A movement is afoot on Capitol Hill to “force” President Obama to submit any agreement between the United States and Iran to lawmakers, even if it isn’t a treaty that requires ratification. The administration, not surprisingly, says there is no reason to do so. It is also not terribly surprising that the president — a half-term Senator — is not conversant with the 1972 Case Act (1 U.S. Code § 112b – United States international agreements; transmission to Congress). It is more surprising that those who disagree with the president in this case don’t appear to have looked it up.

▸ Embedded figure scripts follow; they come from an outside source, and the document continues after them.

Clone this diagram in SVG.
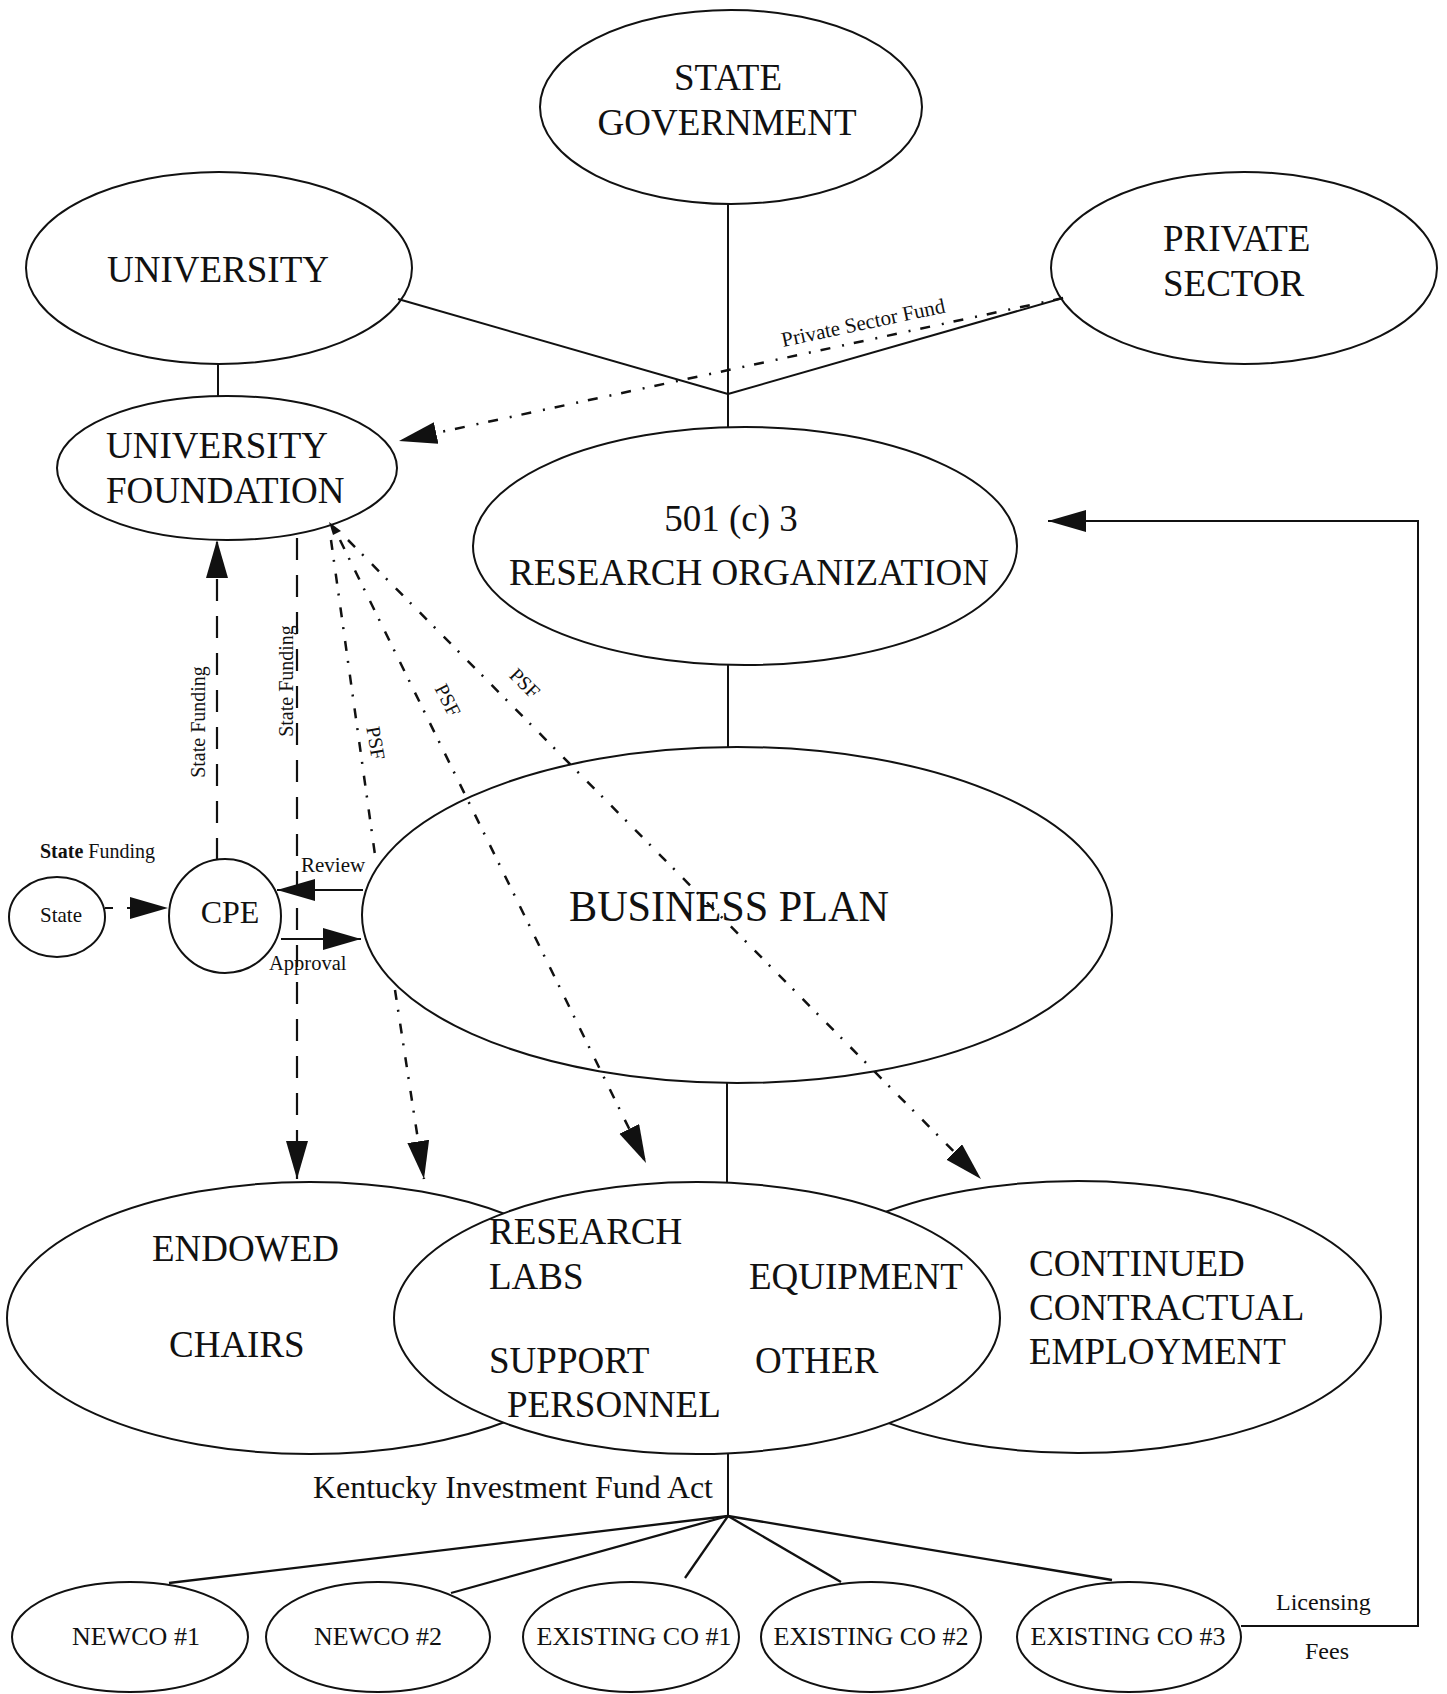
<svg xmlns="http://www.w3.org/2000/svg" width="1447" height="1694" viewBox="0 0 1447 1694">
<defs>
<marker id="arrow" markerUnits="userSpaceOnUse" markerWidth="40" markerHeight="24" refX="38" refY="11" orient="auto"><path d="M0,0 L38,11 L0,22 z" fill="#111"/></marker>
</defs>
<style>
.node ellipse{fill:#fff;stroke:#111;stroke-width:2}
text{font-family:"Liberation Serif","Times New Roman",serif;fill:#111}
.big{font-size:37px}
.co{font-size:26px;text-anchor:middle}
.mid{text-anchor:middle}
.sm{font-size:20px}
.solid{stroke:#111;stroke-width:2;fill:none}
.fan{stroke:#111;stroke-width:2.3;fill:none}
.dash{stroke:#111;stroke-width:2.2;fill:none;stroke-dasharray:22 15}
.dd{stroke:#111;stroke-width:2.5;fill:none;stroke-dasharray:10 10 2 12}
</style>
<rect width="1447" height="1694" fill="#fff"/>
<g id="nodes">
<g id="state-government" class="node"><ellipse cx="731" cy="107" rx="191" ry="97"/><text class="big mid" x="728" y="90">STATE</text><text class="big mid" x="727" y="135">GOVERNMENT</text></g>
<g id="university" class="node"><ellipse cx="219" cy="268" rx="193" ry="96"/><text class="big mid" x="218" y="282">UNIVERSITY</text></g>
<g id="private-sector" class="node"><ellipse cx="1244" cy="268" rx="193" ry="96"/><text class="big" x="1163" y="251">PRIVATE</text><text class="big" x="1163" y="296">SECTOR</text></g>
<g id="university-foundation" class="node"><ellipse cx="227" cy="468" rx="170" ry="72"/><text class="big" x="106" y="458">UNIVERSITY</text><text class="big" x="106" y="503">FOUNDATION</text></g>
<g id="research-organization" class="node"><ellipse cx="745" cy="546" rx="272" ry="119"/><text class="big mid" x="731" y="531">501 (c) 3</text><text class="big mid" x="749" y="585">RESEARCH ORGANIZATION</text></g>
<g id="business-plan" class="node"><ellipse cx="737" cy="915" rx="375" ry="168"/><text class="mid" x="729" y="921" font-size="44" textLength="320" lengthAdjust="spacingAndGlyphs">BUSINESS PLAN</text></g>
<g id="state" class="node"><ellipse cx="57" cy="917" rx="48" ry="40"/><text class="mid" x="61" y="922" font-size="21">State</text></g>
<g id="cpe" class="node"><ellipse cx="225" cy="916" rx="56" ry="57"/><text class="mid" x="230" y="923" font-size="32">CPE</text></g>
<g id="endowed-chairs" class="node"><ellipse cx="310" cy="1318" rx="303" ry="136"/><text class="big" x="152" y="1261">ENDOWED</text><text class="big" x="169" y="1357">CHAIRS</text></g>
<g id="continued-employment" class="node"><ellipse cx="1078" cy="1317" rx="303" ry="136"/><text class="big" x="1029" y="1276">CONTINUED</text><text class="big" x="1029" y="1320">CONTRACTUAL</text><text class="big" x="1029" y="1364">EMPLOYMENT</text></g>
<g id="research-labs" class="node"><ellipse cx="697" cy="1318" rx="303" ry="136"/><text class="big" x="489" y="1244">RESEARCH</text><text class="big" x="489" y="1289">LABS</text><text class="big" x="749" y="1289">EQUIPMENT</text><text class="big" x="489" y="1373">SUPPORT</text><text class="big" x="755" y="1373">OTHER</text><text class="big" x="507" y="1417">PERSONNEL</text></g>
<g id="newco-1" class="node"><ellipse cx="130" cy="1637" rx="118" ry="55"/><text class="co" x="136" y="1645">NEWCO #1</text></g>
<g id="newco-2" class="node"><ellipse cx="378" cy="1637" rx="112" ry="55"/><text class="co" x="378" y="1645">NEWCO #2</text></g>
<g id="existing-co-1" class="node"><ellipse cx="631" cy="1637" rx="108" ry="55"/><text class="co" x="634" y="1645">EXISTING CO #1</text></g>
<g id="existing-co-2" class="node"><ellipse cx="871" cy="1637" rx="110" ry="55"/><text class="co" x="871" y="1645">EXISTING CO #2</text></g>
<g id="existing-co-3" class="node"><ellipse cx="1129" cy="1637" rx="112" ry="55"/><text class="co" x="1128" y="1645">EXISTING CO #3</text></g>
</g>
<g id="connectors">
<line class="solid" x1="728" y1="204" x2="728" y2="427"/>
<line class="solid" x1="398" y1="299" x2="728" y2="394"/>
<line class="solid" x1="1063" y1="298" x2="728" y2="394"/>
<line class="solid" x1="218" y1="364" x2="218" y2="396"/>
<line class="solid" x1="728" y1="665" x2="728" y2="747"/>
<line class="solid" x1="727" y1="1083" x2="727" y2="1182"/>
<line class="solid" x1="728" y1="1454" x2="728" y2="1516"/>
<line class="fan" x1="728" y1="1516" x2="169" y2="1583"/>
<line class="fan" x1="728" y1="1516" x2="451" y2="1593"/>
<line class="fan" x1="728" y1="1516" x2="685" y2="1578"/>
<line class="fan" x1="728" y1="1516" x2="841" y2="1582"/>
<line class="fan" x1="728" y1="1516" x2="1112" y2="1580"/>
<path class="solid" d="M1241 1626 H1418 V521 H1048" marker-end="url(#arrow)"/>
<text x="1276" y="1610" font-size="24">Licensing</text>
<text x="1305" y="1659" font-size="24">Fees</text>
<text x="313" y="1498" font-size="31" textLength="400" lengthAdjust="spacingAndGlyphs">Kentucky Investment Fund Act</text>
<line class="dd" x1="1063" y1="298" x2="399" y2="441" marker-end="url(#arrow)"/>
<text transform="translate(783,347) rotate(-12)" font-size="21">Private Sector Fund</text>
<line class="dash" x1="217" y1="860" x2="217" y2="540" marker-end="url(#arrow)"/>
<text class="sm mid" transform="translate(198,722) rotate(-90)" y="7">State Funding</text>
<line class="dash" x1="297" y1="538" x2="297" y2="1179" marker-end="url(#arrow)"/>
<text class="sm mid" transform="translate(286,681) rotate(-90)" y="7">State Funding</text>
<line class="solid" x1="105" y1="908" x2="168" y2="908" stroke-dasharray="8 14" marker-end="url(#arrow)"/>
<text x="40" y="858" font-size="20"><tspan font-weight="bold">State</tspan> Funding</text>
<line class="solid" x1="363" y1="890" x2="277" y2="890" marker-end="url(#arrow)"/>
<text x="301" y="872" font-size="21">Review</text>
<line class="solid" x1="281" y1="939" x2="361" y2="939" marker-end="url(#arrow)"/>
<text x="269" y="970" font-size="20.5">Approval</text>
<polygon points="329,522 341,531 333,535" fill="#111"/>
<line class="dd" x1="331" y1="540" x2="376" y2="862"/>
<line class="dd" x1="395" y1="990" x2="424" y2="1179" marker-end="url(#arrow)"/>
<line class="dd" x1="340" y1="540" x2="646" y2="1163" marker-end="url(#arrow)"/>
<line class="dd" x1="348" y1="540" x2="981" y2="1179" marker-end="url(#arrow)"/>
<text class="sm mid" transform="translate(376,743) rotate(80)" y="7">PSF</text>
<text class="sm mid" transform="translate(448,700) rotate(63)" y="7">PSF</text>
<text class="sm mid" transform="translate(525,683) rotate(45)" y="7">PSF</text>
</g>
</svg>
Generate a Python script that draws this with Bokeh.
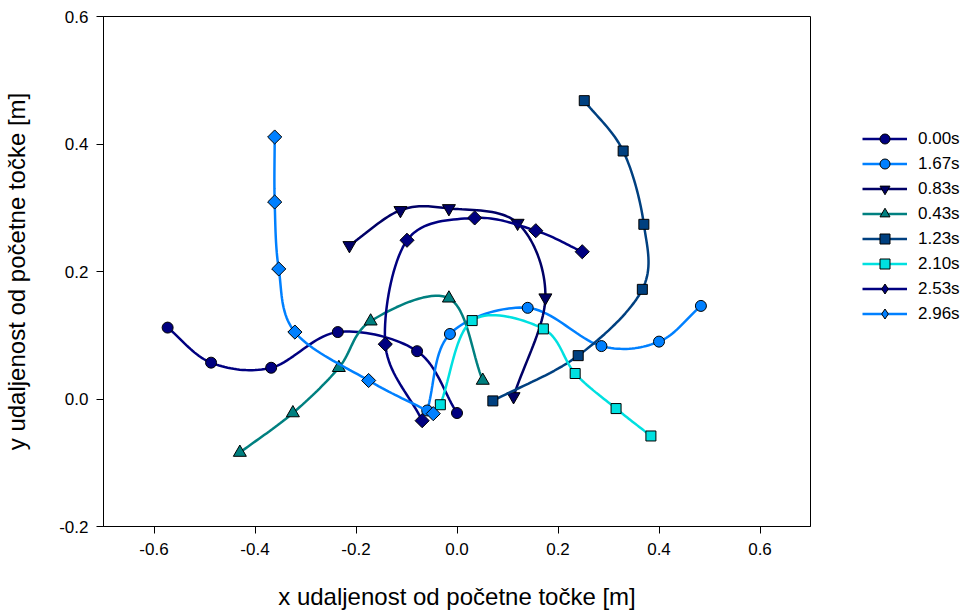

In 1969 and 1970, the Senate Foreign Relations Committee learned that significant covert agreements had been arranged between the U.S. government and South Korea, Laos, Thailand, Ethiopia, Spain, and more. The Democrats at the time controlled both Houses of Congress, but it was Republican Senator Clifford Case (NJ) who authored the legislation that bears his name. The language is simple; the implications vast [emphasis added]:
“(a) The Secretary of State shall transmit to the Congress the text of any international agreement (including the text of any oral international agreement, which agreement shall be reduced to writing), other than a treaty, to which the United States is a party as soon as practicable after such agreement has entered into force with respect to the United States but in no event later than sixty days thereafter. However, any such agreement the immediate public disclosure of which would, in the opinion of the President, be prejudicial to the national security of the United States shall not be so transmitted to the Congress but shall be transmitted to the Committee on Foreign Relations of the Senate and the Committee on International Relations of the House of Representatives under an appropriate injunction of secrecy… Any department or agency of the United States Government which enters into any international agreement on behalf of the United States shall transmit to the Department of State the text of such agreement not later than 20 days after such agreement has been signed.”
For the president and the administration to act lawfully in regard to any forthcoming agreement with Iran, it must be submitted to Congress.